■ **Instruction**:
Can you copy out the data exactly? Leave the images out.

■ **Recorded data**:
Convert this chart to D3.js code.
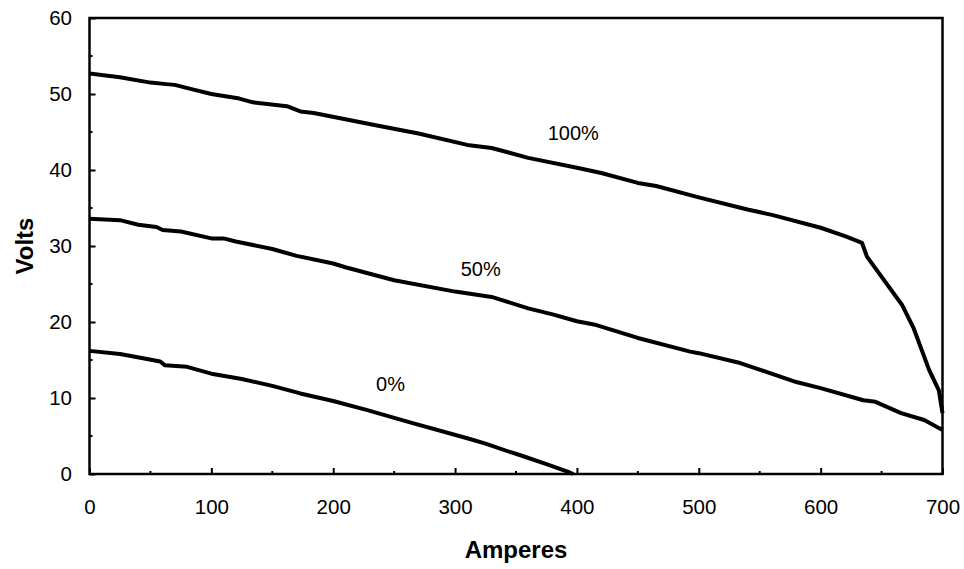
<!DOCTYPE html>
<html lang="en">
<head>
<meta charset="utf-8">
<title>Volts vs Amperes</title>
<script src="https://d3js.org/d3.v7.min.js"></script>
<style>
  body { margin: 0; background: #fff; }
  text { font-family: "Liberation Sans", Arial, Helvetica, sans-serif; fill: #000; }
</style>
</head>
<body>
<script>

// data (amperes, volts)
var amps100  = [0, 25, 50, 63, 70, 82, 100, 123, 134, 162, 173, 184, 238, 270, 310, 330, 360, 400, 420, 450, 465, 500, 540, 560, 600, 620, 634, 638, 667, 676, 689, 697, 700];
var volts100 = [52.7, 52.2, 51.5, 51.3, 51.2, 50.7, 50.0, 49.4, 48.9, 48.4, 47.7, 47.5, 45.8, 44.8, 43.3, 42.9, 41.6, 40.3, 39.6, 38.3, 37.9, 36.4, 34.8, 34.1, 32.4, 31.3, 30.4, 28.6, 22.2, 19.3, 13.7, 11.0, 8.0];

var amps50  = [0, 25, 40, 55, 60, 75, 100, 110, 120, 150, 170, 200, 210, 250, 300, 330, 360, 380, 400, 416, 450, 493, 500, 534, 580, 600, 635, 645, 666, 685, 700];
var volts50 = [33.6, 33.4, 32.8, 32.5, 32.1, 31.9, 31.0, 31.0, 30.6, 29.6, 28.7, 27.7, 27.2, 25.5, 24.0, 23.3, 21.8, 21.0, 20.1, 19.6, 17.9, 16.1, 15.9, 14.6, 12.1, 11.3, 9.7, 9.5, 8.0, 7.1, 5.8];

var amps0  = [0, 25, 45, 58, 62, 80, 100, 125, 150, 173, 200, 228, 263, 310, 325, 345, 353, 375, 394, 397];
var volts0 = [16.2, 15.8, 15.2, 14.8, 14.3, 14.1, 13.2, 12.5, 11.6, 10.6, 9.6, 8.4, 6.8, 4.7, 4.0, 2.9, 2.5, 1.3, 0.2, 0];

var seriesNames = ["100%", "50%", "0%"];
var labelAt = [[397, 44.9], [321, 27.0], [247, 11.9]]; // amps, volts of each series label

var xTicks = [0, 100, 200, 300, 400, 500, 600, 700];
var yTicks = [0, 10, 20, 30, 40, 50, 60];

var width = 964, height = 569;
var margin = {left: 89.5, right: 21.5, top: 18, bottom: 95};

var svg = d3.select("body").append("svg")
    .attr("width", width)
    .attr("height", height);

var x = d3.scaleLinear().domain([0, 700]).range([margin.left, width - margin.right]);
var y = d3.scaleLinear().domain([0, 60]).range([height - margin.bottom, margin.top]);

// minor ticks (inward)
var g = svg.append("g");
g.selectAll(".xminor").data(d3.range(50, 700, 100)).enter().append("line")
    .attr("x1", function(d) { return x(d); }).attr("x2", function(d) { return x(d); })
    .attr("y1", y(0)).attr("y2", y(0) - 3)
    .attr("stroke", "#000").attr("stroke-width", 2);
g.selectAll(".yminor").data(d3.range(5, 60, 10)).enter().append("line")
    .attr("x1", x(0)).attr("x2", x(0) + 3)
    .attr("y1", function(d) { return y(d); }).attr("y2", function(d) { return y(d); })
    .attr("stroke", "#000").attr("stroke-width", 2);

// axes with inward major ticks
var xAxis = svg.append("g")
    .attr("transform", "translate(0," + y(0) + ")")
    .call(d3.axisBottom(x).tickValues(xTicks).tickSizeInner(-6).tickSizeOuter(0).tickPadding(25));
var yAxis = svg.append("g")
    .attr("transform", "translate(" + x(0) + ",0)")
    .call(d3.axisLeft(y).tickValues(yTicks).tickSizeInner(-6).tickSizeOuter(0).tickPadding(17.5));

[xAxis, yAxis].forEach(function(a) {
  a.selectAll("path").remove();
  a.selectAll("line").attr("stroke", "#000").attr("stroke-width", 2);
  a.selectAll("text").style("font-size", "20.5px").attr("font-family", null);
});

// frame
svg.append("rect")
    .attr("x", x(0)).attr("y", y(60))
    .attr("width", x(700) - x(0)).attr("height", y(0) - y(60))
    .attr("fill", "none").attr("stroke", "#000").attr("stroke-width", 2.5);

// curves
var line = d3.line()
    .x(function(d) { return x(d[0]); })
    .y(function(d) { return y(d[1]); });

var series = [d3.zip(amps100, volts100), d3.zip(amps50, volts50), d3.zip(amps0, volts0)];

svg.selectAll(".curve").data(series).enter().append("path")
    .attr("class", "curve")
    .attr("d", line)
    .attr("fill", "none")
    .attr("stroke", "#000")
    .attr("stroke-width", 4)
    .attr("stroke-linejoin", "round");

svg.selectAll(".lbl").data(seriesNames).enter().append("text")
    .attr("x", function(d, i) { return x(labelAt[i][0]); })
    .attr("y", function(d, i) { return y(labelAt[i][1]); })
    .attr("text-anchor", "middle")
    .attr("dy", "0.35em")
    .style("font-size", "20px")
    .text(function(d) { return d; });

// axis titles
svg.append("text")
    .attr("x", (x(0) + x(700)) / 2)
    .attr("y", 558)
    .attr("text-anchor", "middle")
    .style("font-size", "24px")
    .style("font-weight", "bold")
    .text("Amperes");

svg.append("text")
    .attr("transform", "translate(33," + ((y(0) + y(60)) / 2) + ") rotate(-90)")
    .attr("text-anchor", "middle")
    .style("font-size", "24px")
    .style("font-weight", "bold")
    .text("Volts");

</script>
</body>
</html>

■ **The answer**:
Convert this chart to D3.js code.
<!DOCTYPE html>
<html lang="en">
<head>
<meta charset="utf-8">
<title>Volts vs Amperes</title>
<script src="https://d3js.org/d3.v7.min.js"></script>
<style>
  body { margin: 0; background: #fff; }
  text { font-family: "Liberation Sans", Arial, Helvetica, sans-serif; fill: #000; }
</style>
</head>
<body>
<script>

// data (amperes, volts)
var amps100  = [0, 25, 50, 63, 70, 82, 100, 123, 134, 162, 173, 184, 238, 270, 310, 330, 360, 400, 420, 450, 465, 500, 540, 560, 600, 620, 634, 638, 667, 676, 689, 697, 700];
var volts100 = [52.7, 52.2, 51.5, 51.3, 51.2, 50.7, 50.0, 49.4, 48.9, 48.4, 47.7, 47.5, 45.8, 44.8, 43.3, 42.9, 41.6, 40.3, 39.6, 38.3, 37.9, 36.4, 34.8, 34.1, 32.4, 31.3, 30.4, 28.6, 22.2, 19.3, 13.7, 11.0, 8.0];

var amps50  = [0, 25, 40, 55, 60, 75, 100, 110, 120, 150, 170, 200, 210, 250, 300, 330, 360, 380, 400, 416, 450, 493, 500, 534, 580, 600, 635, 645, 666, 685, 700];
var volts50 = [33.6, 33.4, 32.8, 32.5, 32.1, 31.9, 31.0, 31.0, 30.6, 29.6, 28.7, 27.7, 27.2, 25.5, 24.0, 23.3, 21.8, 21.0, 20.1, 19.6, 17.9, 16.1, 15.9, 14.6, 12.1, 11.3, 9.7, 9.5, 8.0, 7.1, 5.8];

var amps0  = [0, 25, 45, 58, 62, 80, 100, 125, 150, 173, 200, 228, 263, 310, 325, 345, 353, 375, 394, 397];
var volts0 = [16.2, 15.8, 15.2, 14.8, 14.3, 14.1, 13.2, 12.5, 11.6, 10.6, 9.6, 8.4, 6.8, 4.7, 4.0, 2.9, 2.5, 1.3, 0.2, 0];

var seriesNames = ["100%", "50%", "0%"];
var labelAt = [[397, 44.9], [321, 27.0], [247, 11.9]]; // amps, volts of each series label

var xTicks = [0, 100, 200, 300, 400, 500, 600, 700];
var yTicks = [0, 10, 20, 30, 40, 50, 60];

var width = 964, height = 569;
var margin = {left: 89.5, right: 21.5, top: 18, bottom: 95};

var svg = d3.select("body").append("svg")
    .attr("width", width)
    .attr("height", height);

var x = d3.scaleLinear().domain([0, 700]).range([margin.left, width - margin.right]);
var y = d3.scaleLinear().domain([0, 60]).range([height - margin.bottom, margin.top]);

// minor ticks (inward)
var g = svg.append("g");
g.selectAll(".xminor").data(d3.range(50, 700, 100)).enter().append("line")
    .attr("x1", function(d) { return x(d); }).attr("x2", function(d) { return x(d); })
    .attr("y1", y(0)).attr("y2", y(0) - 3)
    .attr("stroke", "#000").attr("stroke-width", 2);
g.selectAll(".yminor").data(d3.range(5, 60, 10)).enter().append("line")
    .attr("x1", x(0)).attr("x2", x(0) + 3)
    .attr("y1", function(d) { return y(d); }).attr("y2", function(d) { return y(d); })
    .attr("stroke", "#000").attr("stroke-width", 2);

// axes with inward major ticks
var xAxis = svg.append("g")
    .attr("transform", "translate(0," + y(0) + ")")
    .call(d3.axisBottom(x).tickValues(xTicks).tickSizeInner(-6).tickSizeOuter(0).tickPadding(25));
var yAxis = svg.append("g")
    .attr("transform", "translate(" + x(0) + ",0)")
    .call(d3.axisLeft(y).tickValues(yTicks).tickSizeInner(-6).tickSizeOuter(0).tickPadding(17.5));

[xAxis, yAxis].forEach(function(a) {
  a.selectAll("path").remove();
  a.selectAll("line").attr("stroke", "#000").attr("stroke-width", 2);
  a.selectAll("text").style("font-size", "20.5px").attr("font-family", null);
});

// frame
svg.append("rect")
    .attr("x", x(0)).attr("y", y(60))
    .attr("width", x(700) - x(0)).attr("height", y(0) - y(60))
    .attr("fill", "none").attr("stroke", "#000").attr("stroke-width", 2.5);

// curves
var line = d3.line()
    .x(function(d) { return x(d[0]); })
    .y(function(d) { return y(d[1]); });

var series = [d3.zip(amps100, volts100), d3.zip(amps50, volts50), d3.zip(amps0, volts0)];

svg.selectAll(".curve").data(series).enter().append("path")
    .attr("class", "curve")
    .attr("d", line)
    .attr("fill", "none")
    .attr("stroke", "#000")
    .attr("stroke-width", 4)
    .attr("stroke-linejoin", "round");

svg.selectAll(".lbl").data(seriesNames).enter().append("text")
    .attr("x", function(d, i) { return x(labelAt[i][0]); })
    .attr("y", function(d, i) { return y(labelAt[i][1]); })
    .attr("text-anchor", "middle")
    .attr("dy", "0.35em")
    .style("font-size", "20px")
    .text(function(d) { return d; });

// axis titles
svg.append("text")
    .attr("x", (x(0) + x(700)) / 2)
    .attr("y", 558)
    .attr("text-anchor", "middle")
    .style("font-size", "24px")
    .style("font-weight", "bold")
    .text("Amperes");

svg.append("text")
    .attr("transform", "translate(33," + ((y(0) + y(60)) / 2) + ") rotate(-90)")
    .attr("text-anchor", "middle")
    .style("font-size", "24px")
    .style("font-weight", "bold")
    .text("Volts");

</script>
</body>
</html>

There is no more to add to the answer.